Notice of discontinuance

8    We note as a preliminary matter that the appellant has filed, on 20 December 2021, a signed notice of discontinuance dated 17 December 2021 purporting to discontinue the whole of the proceedings below. No objection to competency is made by the respondent. The respondent accepts that the appeal is not moot nor hypothetical because the primary judge has given a judgment, answered questions and made orders, albeit interlocutory, that affect the appellant’s rights. Those orders will continue to have effect, notwithstanding any discontinuance of the proceedings below: State of New South Wales v Kable (2013) 252 CLR 118; [2013] HCA 26 at [32] (French CJ, Hayne, Crennan, Kiefel, Bell and Keane JJ).

Application to rely on further affidavit

9    At the commencement of the hearing of the appeal, the appellant sought to rely on an affidavit that she had sworn on 4 May 2022. Her application was opposed by the respondent. We heard submissions from the appellant as to why she should be permitted to rely on the affidavit and informed her that we would deal with the question of whether the affidavit should be received in our reasons for judgment.

10    The appellant’s 4 May 2022 affidavit was directed at the alleged failure of a case officer of the Department of Immigration and Border Protection (Department) to fulfil her duties under s 198(1) of the Migration Act 1958 (Cth) (Migration Act) to give the appellant’s case to the removals unit of the Department in June 2016, which had prevented her from being able to obtain the necessary transport in order to travel to the airport to board a flight to depart from Australia on 19 June 2016. The appellant annexed to her affidavit copies of emails that she had sent and received concerning her requests to be released from immigration detention, including emails that she had received from the Department’s case officer who she alleged had failed to fulfil her duties under s 198(1).

11    The appellant submitted that her 4 May 2022 affidavit was relevant to the appeal because in answering the two separate questions the primary judge had overlooked that the Department’s case officer was required under s 198(1) of the Migration Act to facilitate her removal from Australia.

12    The Court has the power to admit fresh affidavit evidence on an appeal pursuant to s 27(a) of the Federal Court of Australia Act 1976 (Cth). The power to admit further evidence is remedial and its primary purpose is to ensure that proceedings do not miscarry. In exercising the discretion, the Court will normally need to be satisfied that the further evidence, had it been adduced at trial, would very probably have meant that the result would have been different, and further that the party seeking to adduce the evidence was, at trial, unaware of the evidence and could not have been, with reasonable diligence, made aware of the evidence: Northern Land Council v Quall (No 3) [2021] FCAFC 2 at [15]-[16] (Griffiths, Mortimer and White JJ).

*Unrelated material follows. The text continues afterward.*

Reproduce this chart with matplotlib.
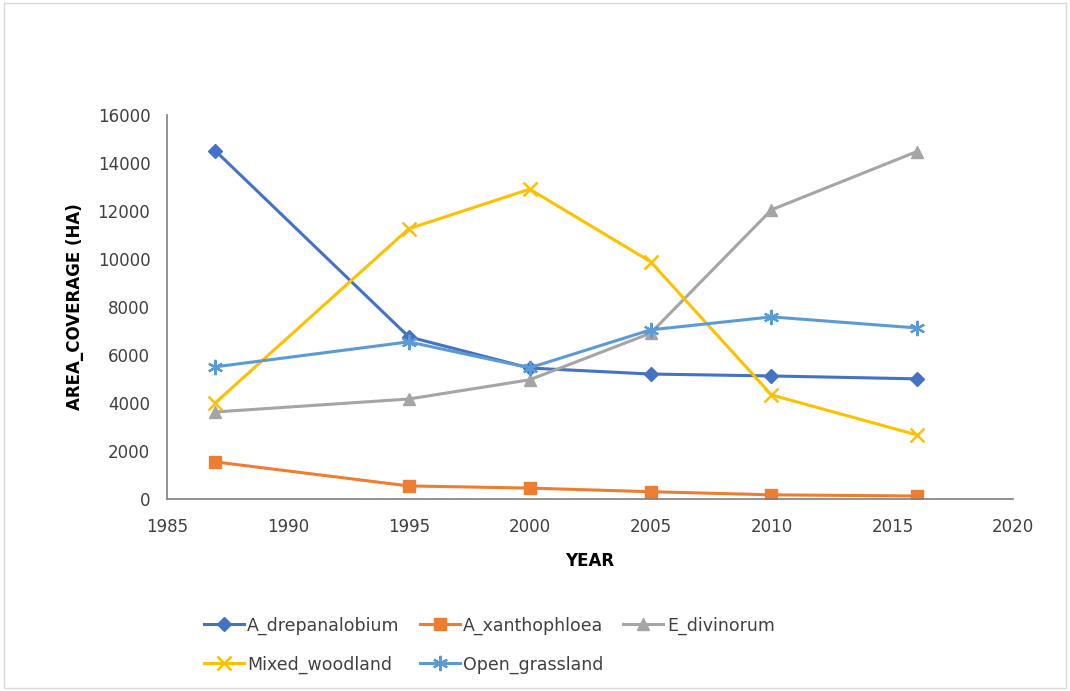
import matplotlib
matplotlib.use("Agg")
import matplotlib.pyplot as plt
from matplotlib.patches import Rectangle

years = [1987, 1995, 2000, 2005, 2010, 2016]
a_drepanalobium = [14500, 6750, 5450, 5200, 5120, 5000]
a_xanthophloea = [1540, 540, 450, 300, 170, 120]
e_divinorum = [3620, 4160, 4960, 6900, 12040, 14460]
mixed_woodland = [4000, 11250, 12900, 9880, 4330, 2670]
open_grassland = [5500, 6540, 5460, 7040, 7580, 7120]
xticks = [1985, 1990, 1995, 2000, 2005, 2010, 2015, 2020]
yticks = [0, 2000, 4000, 6000, 8000, 10000, 12000, 14000, 16000]

plt.rcParams['font.family'] = ['DejaVu Sans']

fig = plt.figure(figsize=(10.7, 6.91), dpi=100)
fig.patches.append(Rectangle((0.004, 0.004), 0.992, 0.992, transform=fig.transFigure,
                             fill=False, edgecolor='#d9d9d9', linewidth=1))
ax = fig.add_axes([0.156, 0.278, 0.791, 0.556])

series = [
    ("A_drepanalobium", a_drepanalobium, '#4472C4', 'D', 7, 1.0),
    ("A_xanthophloea", a_xanthophloea, '#ED7D31', 's', 9, 1.0),
    ("E_divinorum", e_divinorum, '#A5A5A5', '^', 9, 1.0),
    ("Mixed_woodland", mixed_woodland, '#FFC000', 'x', 10, 1.8),
    ("Open_grassland", open_grassland, '#5B9BD5', (6, 2, 0), 11, 1.6),
]
handles = {}
for name, vals, col, mk, ms, mew in series:
    (h,) = ax.plot(years, vals, color=col, lw=2.2, marker=mk, ms=ms,
                   mew=mew, label=name)
    handles[name] = h

ax.set_xlim(1985, 2020)
ax.set_ylim(0, 16000)
ax.set_xticks(xticks)
ax.set_yticks(yticks)
for s in ['top', 'right']:
    ax.spines[s].set_visible(False)
ax.spines['left'].set_color('#808080')
ax.spines['bottom'].set_color('#808080')
ax.spines['left'].set_linewidth(1.2)
ax.spines['bottom'].set_linewidth(1.2)
ax.tick_params(length=0, labelsize=12, colors='#404040')
ax.tick_params(axis='x', pad=14)
ax.tick_params(axis='y', pad=12)
ax.set_xlabel('YEAR', fontsize=12, fontweight='bold', color='#000000', labelpad=11)
ax.set_ylabel('AREA_COVERAGE (HA)', fontsize=12, fontweight='bold', color='#000000', labelpad=10)

order = ["A_drepanalobium", "Mixed_woodland", "A_xanthophloea", "Open_grassland", "E_divinorum"]
fig.legend([handles[n] for n in order], order, ncol=3, loc='upper left',
           bbox_to_anchor=(0.1905, 0.108), frameon=False, fontsize=12.5,
           handlelength=2.3, columnspacing=1.15, labelspacing=1.2, handletextpad=0.2,
           labelcolor='#404040', borderaxespad=0, borderpad=0)

fig.savefig('out.png', dpi=100)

13    For the reasons that follow, any failure of the Department’s case officer to facilitate the removal of the appellant in June 2016 is not relevant to a determination of the two separate questions. It must follow that, had it been adduced at trial, the evidence could not have made any difference to the result. Further, the appellant has not provided any explanation as to why the evidence was not adduced at trial. We therefore have concluded that the appellant should not be granted leave to rely on her 4 May 2022 affidavit and it will not be received on the appeal.

Procedural history

14    The following procedural history is principally taken from the decision of Mortimer J in CPJ16 v Minister for Home Affairs [2020] FCA 1408.

15    The appellant is a citizen of New Zealand.

16    The appellant first entered Australia in 2009 on a false passport.

17    In 2010, a delegate of the Minister cancelled her visa when it became apparent that she had entered Australia on a false passport and she was taken into immigration detention. She escaped from immigration detention several days later and lived in the community until she was located in 2015. She was then taken back into immigration detention.

18    On 21 September 2015, the appellant applied for a protection visa on the basis that her ex-partner in New Zealand had put out a contract for her to be killed because she had betrayed him to the police. She claimed she had not reported it to the police because it might confirm her ex-partner’s belief that she was a police informant and, in any event, the police would not be able to protect her.

19    On 16 December 2015, the appellant’s application for a protection visa was refused by a delegate of the Minister. The appellant applied for a review of the delegate’s decision.

20    On 4 August 2016, the Administrative Appeals Tribunal (Tribunal) affirmed the delegate’s decision.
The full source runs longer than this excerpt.